Embry-Riddle Graduate Student Motivates Fellow Veterans

Graduate student and Army veteran Amanda Meurer helps teach new student veterans in the UNIV 101 course with her service dog, Mako, by her side.
Graduate student and Army veteran Amanda Meurer helps teach new student veterans in the UNIV 101 course with her service dog, Mako, by her side.(Embry-Riddle/Daryl LaBello)

U.S. Army veteran overcomes deployment and helps new student veterans adjust to college life

Standing in front of fellow veterans, Embry-Riddle Aeronautical University graduate student Amanda Meurer gives these first-year students study tips and other skills on being successful.
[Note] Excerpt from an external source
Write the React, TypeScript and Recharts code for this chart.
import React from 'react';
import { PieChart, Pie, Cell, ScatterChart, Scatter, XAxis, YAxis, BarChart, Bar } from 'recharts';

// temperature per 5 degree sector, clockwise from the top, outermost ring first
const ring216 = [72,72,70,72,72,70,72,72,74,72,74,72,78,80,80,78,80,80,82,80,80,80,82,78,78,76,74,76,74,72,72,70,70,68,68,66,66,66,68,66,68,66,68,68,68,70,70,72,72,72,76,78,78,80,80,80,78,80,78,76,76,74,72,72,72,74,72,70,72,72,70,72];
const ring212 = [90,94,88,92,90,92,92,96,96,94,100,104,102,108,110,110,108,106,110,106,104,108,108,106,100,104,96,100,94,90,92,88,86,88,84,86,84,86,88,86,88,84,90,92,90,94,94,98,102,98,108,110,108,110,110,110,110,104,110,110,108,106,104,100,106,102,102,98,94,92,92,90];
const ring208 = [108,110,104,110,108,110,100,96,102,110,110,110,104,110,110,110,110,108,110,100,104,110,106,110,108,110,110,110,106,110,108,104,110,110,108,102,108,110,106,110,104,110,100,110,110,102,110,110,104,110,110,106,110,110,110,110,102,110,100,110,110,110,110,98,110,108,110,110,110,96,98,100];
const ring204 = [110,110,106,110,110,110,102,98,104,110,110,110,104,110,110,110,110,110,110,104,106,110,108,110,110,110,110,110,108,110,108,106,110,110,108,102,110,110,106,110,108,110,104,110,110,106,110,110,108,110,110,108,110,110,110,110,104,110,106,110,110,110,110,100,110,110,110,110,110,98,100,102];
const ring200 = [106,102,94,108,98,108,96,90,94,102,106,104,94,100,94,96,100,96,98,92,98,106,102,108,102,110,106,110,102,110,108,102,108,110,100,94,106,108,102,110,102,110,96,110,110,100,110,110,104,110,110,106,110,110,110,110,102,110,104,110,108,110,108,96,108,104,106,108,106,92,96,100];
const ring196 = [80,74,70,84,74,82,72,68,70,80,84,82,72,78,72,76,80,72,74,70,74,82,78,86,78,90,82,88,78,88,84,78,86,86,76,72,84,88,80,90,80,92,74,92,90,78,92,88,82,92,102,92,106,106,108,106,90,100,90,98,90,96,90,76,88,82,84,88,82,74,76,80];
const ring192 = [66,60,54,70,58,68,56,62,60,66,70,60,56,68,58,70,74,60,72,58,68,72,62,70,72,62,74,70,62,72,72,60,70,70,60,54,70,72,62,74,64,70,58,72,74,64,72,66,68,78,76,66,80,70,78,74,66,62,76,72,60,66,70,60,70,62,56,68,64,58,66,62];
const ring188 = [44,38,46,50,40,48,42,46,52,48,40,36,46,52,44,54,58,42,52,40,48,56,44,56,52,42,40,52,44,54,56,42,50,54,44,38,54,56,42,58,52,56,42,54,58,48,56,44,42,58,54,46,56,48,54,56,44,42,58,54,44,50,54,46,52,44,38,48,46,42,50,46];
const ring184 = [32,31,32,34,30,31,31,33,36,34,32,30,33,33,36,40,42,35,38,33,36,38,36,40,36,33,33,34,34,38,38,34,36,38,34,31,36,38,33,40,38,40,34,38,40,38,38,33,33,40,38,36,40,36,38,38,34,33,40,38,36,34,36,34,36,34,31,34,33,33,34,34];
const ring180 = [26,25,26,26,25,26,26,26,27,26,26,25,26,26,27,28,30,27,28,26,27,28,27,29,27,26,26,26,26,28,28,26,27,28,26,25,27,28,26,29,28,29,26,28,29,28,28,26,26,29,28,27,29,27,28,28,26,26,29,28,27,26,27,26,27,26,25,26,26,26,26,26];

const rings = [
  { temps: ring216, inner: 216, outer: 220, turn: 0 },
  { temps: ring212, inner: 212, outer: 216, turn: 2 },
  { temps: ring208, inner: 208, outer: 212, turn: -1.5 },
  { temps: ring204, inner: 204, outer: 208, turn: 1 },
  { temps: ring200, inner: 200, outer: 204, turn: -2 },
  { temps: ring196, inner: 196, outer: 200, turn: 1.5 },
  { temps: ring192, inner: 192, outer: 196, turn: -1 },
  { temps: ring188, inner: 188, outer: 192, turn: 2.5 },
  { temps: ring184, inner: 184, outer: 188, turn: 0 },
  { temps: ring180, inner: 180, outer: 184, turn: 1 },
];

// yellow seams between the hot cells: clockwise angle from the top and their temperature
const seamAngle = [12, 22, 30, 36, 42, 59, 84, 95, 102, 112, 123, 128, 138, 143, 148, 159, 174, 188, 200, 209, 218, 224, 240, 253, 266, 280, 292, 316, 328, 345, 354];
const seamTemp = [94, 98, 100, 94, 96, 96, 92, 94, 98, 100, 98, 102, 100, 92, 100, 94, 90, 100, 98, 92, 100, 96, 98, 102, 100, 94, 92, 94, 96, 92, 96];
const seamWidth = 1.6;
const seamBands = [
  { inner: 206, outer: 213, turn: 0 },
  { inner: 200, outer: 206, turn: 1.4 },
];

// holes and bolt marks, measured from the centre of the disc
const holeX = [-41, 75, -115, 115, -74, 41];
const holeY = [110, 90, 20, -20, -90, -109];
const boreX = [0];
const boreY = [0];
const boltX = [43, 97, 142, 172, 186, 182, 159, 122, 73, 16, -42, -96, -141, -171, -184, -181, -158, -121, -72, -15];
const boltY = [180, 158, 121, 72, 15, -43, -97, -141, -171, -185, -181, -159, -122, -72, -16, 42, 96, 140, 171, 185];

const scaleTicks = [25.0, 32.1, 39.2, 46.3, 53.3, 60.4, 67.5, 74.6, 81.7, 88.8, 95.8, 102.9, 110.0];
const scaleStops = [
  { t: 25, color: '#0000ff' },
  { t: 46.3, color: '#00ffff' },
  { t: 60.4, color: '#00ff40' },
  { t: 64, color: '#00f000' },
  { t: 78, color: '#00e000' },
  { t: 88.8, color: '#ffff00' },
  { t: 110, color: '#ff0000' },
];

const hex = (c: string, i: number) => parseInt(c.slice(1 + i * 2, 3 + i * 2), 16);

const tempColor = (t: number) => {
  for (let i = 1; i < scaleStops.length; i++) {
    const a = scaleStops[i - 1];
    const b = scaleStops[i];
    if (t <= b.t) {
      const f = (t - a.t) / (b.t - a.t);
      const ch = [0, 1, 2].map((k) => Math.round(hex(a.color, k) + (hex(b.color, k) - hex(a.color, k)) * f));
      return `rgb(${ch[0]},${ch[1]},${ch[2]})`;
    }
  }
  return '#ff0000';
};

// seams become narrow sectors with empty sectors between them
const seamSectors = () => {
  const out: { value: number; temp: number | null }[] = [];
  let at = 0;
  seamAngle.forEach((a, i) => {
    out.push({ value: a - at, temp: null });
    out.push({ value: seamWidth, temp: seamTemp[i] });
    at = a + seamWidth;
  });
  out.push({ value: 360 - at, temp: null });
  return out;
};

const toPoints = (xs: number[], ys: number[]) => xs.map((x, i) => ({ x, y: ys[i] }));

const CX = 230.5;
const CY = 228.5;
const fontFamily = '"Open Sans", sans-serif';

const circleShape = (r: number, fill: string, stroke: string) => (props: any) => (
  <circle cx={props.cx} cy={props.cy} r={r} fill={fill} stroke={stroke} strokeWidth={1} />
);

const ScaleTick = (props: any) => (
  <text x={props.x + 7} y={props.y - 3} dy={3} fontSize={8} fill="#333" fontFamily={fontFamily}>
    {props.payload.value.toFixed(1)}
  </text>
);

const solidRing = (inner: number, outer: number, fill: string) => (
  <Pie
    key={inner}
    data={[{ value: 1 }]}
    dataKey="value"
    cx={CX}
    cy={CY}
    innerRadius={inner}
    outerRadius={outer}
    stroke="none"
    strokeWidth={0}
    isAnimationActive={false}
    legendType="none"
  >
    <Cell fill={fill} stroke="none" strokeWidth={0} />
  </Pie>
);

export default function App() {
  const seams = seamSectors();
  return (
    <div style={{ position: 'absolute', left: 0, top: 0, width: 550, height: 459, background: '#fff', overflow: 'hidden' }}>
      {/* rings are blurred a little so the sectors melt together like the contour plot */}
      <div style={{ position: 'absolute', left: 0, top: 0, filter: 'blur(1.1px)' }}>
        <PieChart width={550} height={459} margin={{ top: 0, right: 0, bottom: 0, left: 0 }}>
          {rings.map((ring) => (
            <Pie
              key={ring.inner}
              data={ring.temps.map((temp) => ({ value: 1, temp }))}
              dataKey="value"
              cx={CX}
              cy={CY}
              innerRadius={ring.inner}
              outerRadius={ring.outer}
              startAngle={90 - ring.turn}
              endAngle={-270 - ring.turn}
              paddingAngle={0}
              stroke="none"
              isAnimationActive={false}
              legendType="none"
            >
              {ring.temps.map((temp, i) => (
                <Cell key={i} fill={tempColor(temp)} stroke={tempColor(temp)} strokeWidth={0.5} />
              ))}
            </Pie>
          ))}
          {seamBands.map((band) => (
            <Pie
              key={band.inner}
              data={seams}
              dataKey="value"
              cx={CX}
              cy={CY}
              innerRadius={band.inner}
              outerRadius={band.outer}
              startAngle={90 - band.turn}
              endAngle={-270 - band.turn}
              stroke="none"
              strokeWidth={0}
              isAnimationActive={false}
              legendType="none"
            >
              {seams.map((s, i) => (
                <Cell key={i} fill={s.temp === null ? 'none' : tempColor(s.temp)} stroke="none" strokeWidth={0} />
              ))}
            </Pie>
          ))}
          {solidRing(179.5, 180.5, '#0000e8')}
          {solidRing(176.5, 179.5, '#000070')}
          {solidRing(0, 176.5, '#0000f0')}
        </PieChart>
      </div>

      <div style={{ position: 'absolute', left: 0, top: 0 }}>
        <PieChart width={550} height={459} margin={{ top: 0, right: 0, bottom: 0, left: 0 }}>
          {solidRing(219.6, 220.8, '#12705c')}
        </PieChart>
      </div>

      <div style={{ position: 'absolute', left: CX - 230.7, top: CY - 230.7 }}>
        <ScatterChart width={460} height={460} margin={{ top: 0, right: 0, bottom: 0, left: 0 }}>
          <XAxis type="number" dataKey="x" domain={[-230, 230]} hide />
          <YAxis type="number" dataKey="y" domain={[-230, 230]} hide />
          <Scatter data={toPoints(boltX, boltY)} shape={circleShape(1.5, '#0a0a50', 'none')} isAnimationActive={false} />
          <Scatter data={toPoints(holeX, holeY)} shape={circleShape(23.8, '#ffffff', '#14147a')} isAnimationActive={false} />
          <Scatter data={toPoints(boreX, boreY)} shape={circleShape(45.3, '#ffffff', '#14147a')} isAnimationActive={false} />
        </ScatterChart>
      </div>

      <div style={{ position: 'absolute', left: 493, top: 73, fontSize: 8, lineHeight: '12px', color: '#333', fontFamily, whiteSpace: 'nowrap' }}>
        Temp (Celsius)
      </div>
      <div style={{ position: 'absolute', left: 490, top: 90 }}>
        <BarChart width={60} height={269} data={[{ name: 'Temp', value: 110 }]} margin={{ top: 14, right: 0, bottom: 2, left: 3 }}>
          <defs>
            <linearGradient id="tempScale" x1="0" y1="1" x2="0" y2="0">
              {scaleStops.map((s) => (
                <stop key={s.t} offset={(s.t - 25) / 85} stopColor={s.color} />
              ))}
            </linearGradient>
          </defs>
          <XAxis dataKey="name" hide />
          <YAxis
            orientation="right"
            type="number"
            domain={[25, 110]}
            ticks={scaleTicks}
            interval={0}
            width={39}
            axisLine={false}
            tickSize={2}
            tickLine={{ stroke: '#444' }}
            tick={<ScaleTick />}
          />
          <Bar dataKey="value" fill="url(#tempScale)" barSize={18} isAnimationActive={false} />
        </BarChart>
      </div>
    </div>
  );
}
By her side is Mako, a golden retriever service dog who helps the U.S. Army veteran with anxiety and her diagnosed post-traumatic stress disorder. Mako has been with Meurer since this summer through the K9s For Warriors program. He is able to sense when she’s anxious and signals her to pet him which soothes her anxiety. Mako is also trained to help her with mobility.
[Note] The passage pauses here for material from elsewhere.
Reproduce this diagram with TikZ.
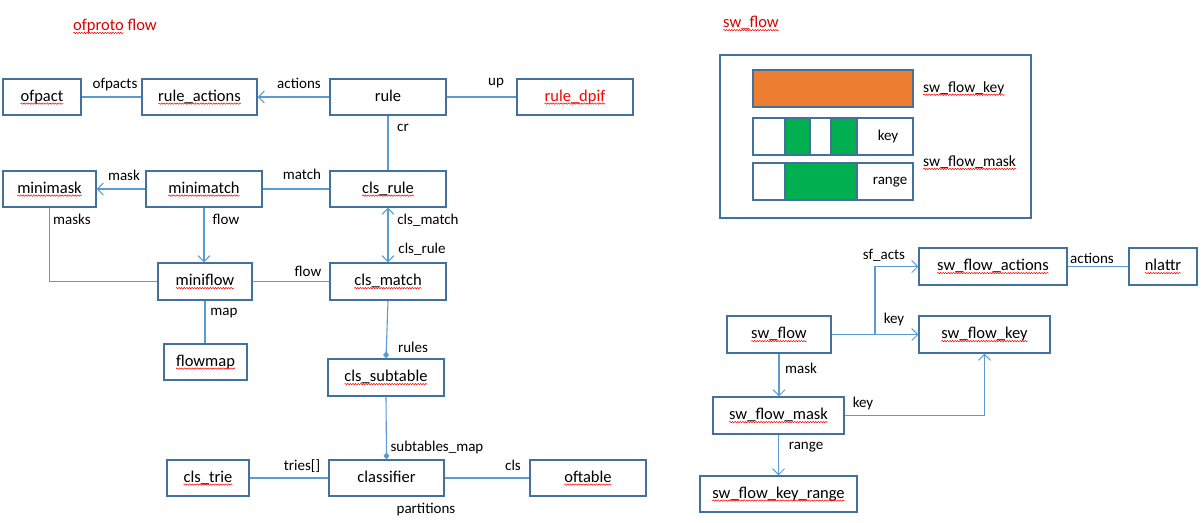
\documentclass[tikz,border=0pt]{standalone}
\usepackage{fontspec}
\setmainfont{Carlito}
\usetikzlibrary{arrows.meta,decorations.pathmorphing}
\definecolor{boxc}{HTML}{41719C}
\definecolor{linec}{HTML}{5B9BD5}
\definecolor{orng}{HTML}{ED7D31}
\definecolor{grn}{HTML}{00B050}
\definecolor{ttl}{HTML}{D80000}
\newcommand\nfnt{\fontsize{16.5}{19}\selectfont}
\newcommand\lfnt{\fontsize{15}{18}\selectfont}
\newcommand\sq[1]{\tikz[baseline=(sqt.base)]{\node[inner sep=0pt,outer sep=0pt,draw=none,minimum width=0pt,minimum height=0pt](sqt){#1};\draw[overlay,draw=red,line width=0.5pt,decorate,decoration={snake,amplitude=0.7pt,segment length=2.6pt}] ([yshift=-2.6pt]sqt.base west) -- ([yshift=-2.6pt]sqt.base east);}}
\tikzset{
  box/.style={draw=boxc, line width=1.2pt, minimum height=36pt, inner sep=0pt, font=\nfnt, text height=11.5pt, text depth=3.5pt},
  lab/.style={inner sep=0pt, font=\lfnt},
  conn/.style={draw=linec, line width=1.1pt},
  arr/.style={conn, -{Straight Barb[length=6pt,width=12pt,line width=1pt]}},
  arrboth/.style={conn, {Straight Barb[length=6pt,width=12pt,line width=1pt]}-{Straight Barb[length=6pt,width=12pt,line width=1pt]}},
  dia/.style={conn, -{Diamond[length=7pt,width=6pt]}},
  bar/.style={draw=boxc, line width=1.2pt},
}
\begin{document}
\begin{tikzpicture}[x=1pt,y=-1pt]
\useasboundingbox (0,0) rectangle (1204,522);
% titles
\node[anchor=west, inner sep=0pt, font=\nfnt, text=ttl] (t1) at (73,26) {\sq{ofproto} flow};
\node[anchor=west, inner sep=0pt, font=\nfnt, text=ttl] (t2) at (723,23) {\sq{sw\_flow}};
% left nodes
\node[box, minimum width=78pt] (ofpact) at (42,97) {\sq{ofpact}};
\node[box, minimum width=115pt] (ractions) at (199.5,97) {\sq{rule\_actions}};
\node[box, minimum width=116pt] (rule) at (388,97) {rule};
\node[box, minimum width=116pt, text=red] (dpif) at (575,97) {\sq{rule\_dpif}};
\node[box, minimum width=93pt] (minimask) at (49.5,189) {\sq{minimask}};
\node[box, minimum width=116pt] (minimatch) at (204,189) {\sq{minimatch}};
\node[box, minimum width=116pt] (clsrule) at (388,189) {\sq{cls\_rule}};
\node[box, minimum width=94pt, minimum height=37pt] (miniflow) at (205,281.5) {\sq{miniflow}};
\node[box, minimum width=116pt, minimum height=37pt] (clsmatch) at (388,281.5) {\sq{cls\_match}};
\node[box, minimum width=83pt] (flowmap) at (205.5,362) {\sq{flowmap}};
\node[box, minimum width=116pt, minimum height=37pt] (clssub) at (386,377.5) {\sq{cls\_subtable}};
\node[box, minimum width=115pt] (classifier) at (386.5,478) {classifier};
\node[box, minimum width=82pt] (clstrie) at (208,478) {\sq{cls\_trie}};
\node[box, minimum width=116pt] (oftable) at (588,478) {\sq{oftable}};
% left labels
\node[lab] (l1) at (115,85) {ofpacts};
\node[lab] (l2) at (299,83) {actions};
\node[lab] (l3) at (496,83) {up};
\node[lab] (l4) at (403,128) {cr};
\node[lab] (l5) at (124,175) {mask};
\node[lab] (l6) at (302,174) {match};
\node[lab] (l7) at (72,219) {masks};
\node[lab] (l8) at (226,219) {flow};
\node[lab] (l9) at (428,220) {cls\_match};
\node[lab] (l10) at (422,249) {cls\_rule};
\node[lab] (l11) at (308,271) {flow};
\node[lab] (l12) at (224,313) {map};
\node[lab] (l13) at (413,347) {rules};
\node[lab] (l14) at (437,447) {subtables\_map};
\node[lab] (l15) at (302,466) {tries[]};
\node[lab] (l16) at (513,465) {cls};
\node[lab] (l17) at (426,510) {partitions};
% left connectors
\draw[conn] (ofpact) -- (ractions);
\draw[arr] (rule) -- (ractions);
\draw[conn] (rule) -- (dpif);
\draw[conn] (rule) -- (clsrule);
\draw[arr] (minimatch) -- (minimask);
\draw[conn] (clsrule) -- (minimatch);
\draw[arr] (minimatch.south) -- (minimatch.south |- miniflow.north);
\draw[arrboth] (clsrule) -- (clsmatch);
\draw[conn] (minimask.south) |- (miniflow.west);
\draw[conn] (clsmatch) -- (miniflow);
\draw[conn] (miniflow.south) -- (miniflow.south |- flowmap.north);
\draw[dia] (clsmatch.south) -- (clssub.north);
\draw[dia] (clssub.south) -- (classifier.north);
\draw[conn] (classifier) -- (clstrie);
\draw[conn] (classifier) -- (oftable);
% right: legend box
\draw[boxc, line width=1.2pt] (720,55) rectangle (1031,218);
\draw[bar, fill=orng] (753,70) rectangle (913,107);
\draw[bar] (753,118) rectangle (913,155);
\draw[bar, fill=grn] (785,118) rectangle (810,155);
\draw[bar, fill=grn] (831,118) rectangle (857,155);
\draw[bar] (753,163) rectangle (913,200);
\draw[bar, fill=grn] (785,163) rectangle (857,200);
\node[lab] (bk) at (888,136) {key};
\node[lab] (br) at (890,182) {range};
\node[lab, anchor=west, font=\fontsize{15.5}{18}\selectfont] (bl1) at (923,88) {\sq{sw\_flow\_key}};
\node[lab, anchor=west, font=\fontsize{15.5}{18}\selectfont] (bl2) at (923,162) {\sq{sw\_flow\_mask}};
% right nodes
\node[box, minimum width=148pt, minimum height=37pt] (swactions) at (993,266.5) {\sq{sw\_flow\_actions}};
\node[box, minimum width=68pt, minimum height=37pt] (nlattr) at (1163,266.5) {\sq{nlattr}};
\node[box, minimum width=104pt, minimum height=37pt] (swflow) at (779,334.5) {\sq{sw\_flow}};
\node[box, minimum width=131pt, minimum height=37pt] (swkey) at (984.5,334.5) {\sq{sw\_flow\_key}};
\node[box, minimum width=131pt, minimum height=37pt] (swmask) at (778.5,415.5) {\sq{sw\_flow\_mask}};
\node[box, minimum width=157pt] (swrange) at (778.5,494) {\sq{sw\_flow\_key\_range}};
% right labels
\node[lab] (r1) at (1092,258) {actions};
\node[lab] (r2) at (884,255) {sf\_acts};
\node[lab] (r3) at (894,319) {key};
\node[lab] (r4) at (801,368) {mask};
\node[lab] (r5) at (863,403) {key};
\node[lab] (r6) at (806,447) {range};
% right connectors
\coordinate (j1) at (875,334.5);
\draw[arr] (swflow.east) -- (j1) |- (swactions.west);
\draw[arr] (swflow) -- (swkey);
\draw[arr] (swflow.south) -- (swflow.south |- swmask.north);
\draw[arr] (swmask.east) -| (swkey.south);
\draw[arr] (swmask.south) -- (swmask.south |- swrange.north);
\draw[conn] (swactions) -- (nlattr);
\end{tikzpicture}
\end{document}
“In the military when you have a friend with you it is called a battle buddy. Now, I have a battle buddy that just happens to be a dog,” she said.

Meurer, seeking her Master’s degree in Human Security & Resilience with Embry-Riddle’s Worldwide Campus, spent eight months in a military camp in Iraq that faced mortar and rocket attacks. She was a wheeled vehicle mechanic with the 8th Attack Reconnaissance Battalion, 229th Aviation Regiment nicknamed the “Flying Tigers.” In addition to PTSD, she suffered shoulder and back injuries maintaining ground vehicles and was placed on medical retirement and honorably discharged.

Today, as a peer mentor, she teaches new student veterans UNIV 101, which is everything from how to plan class schedules for their Academic Study Plan to what services are available on campus and in the community.  She received a bachelor’s degree in May in Homeland Security and has also worked at the Veteran Student Services office helping veterans adjust to college life.

“When you are in the veteran community, you are part of a different brother and sisterhood. It’s nice to have people you can be yourself around,” Meurer said. “I want to be able to help student veterans and hopefully they will be able to help someone else one day.”

It took Meurer a couple of months to come out of her shell when she transferred to Embry-Riddle in 2015 from a community college in Kentucky, following a little over five years in the Army. But once she did, she found her place in leadership positions, including helping to reestablish the Student Veterans Organization and serving on organizations, including the Homeland Security Student Association, the Order of the Sword and Shield security studies honor society, Omicron Delta Kappa’s leadership honor society and Sigma Sigma Sigma sorority.

“She can relate to what student veterans are going through in their transition from the military to college life,” said Dawn McGowan, UNIV 101 instructor for the veterans course and former director of Veteran Student Services. “She is a great communicator and motivates students to be successful.”

Meurer ultimately hopes to work for a government law enforcement or intelligence agency as a way of continuing to give back. She’s passionate about wanting to end the opioid crisis, which has impacted her hometown in Kentucky.

“I may not be wearing the uniform, but I’ll be able to serve through the civil sector,” she said.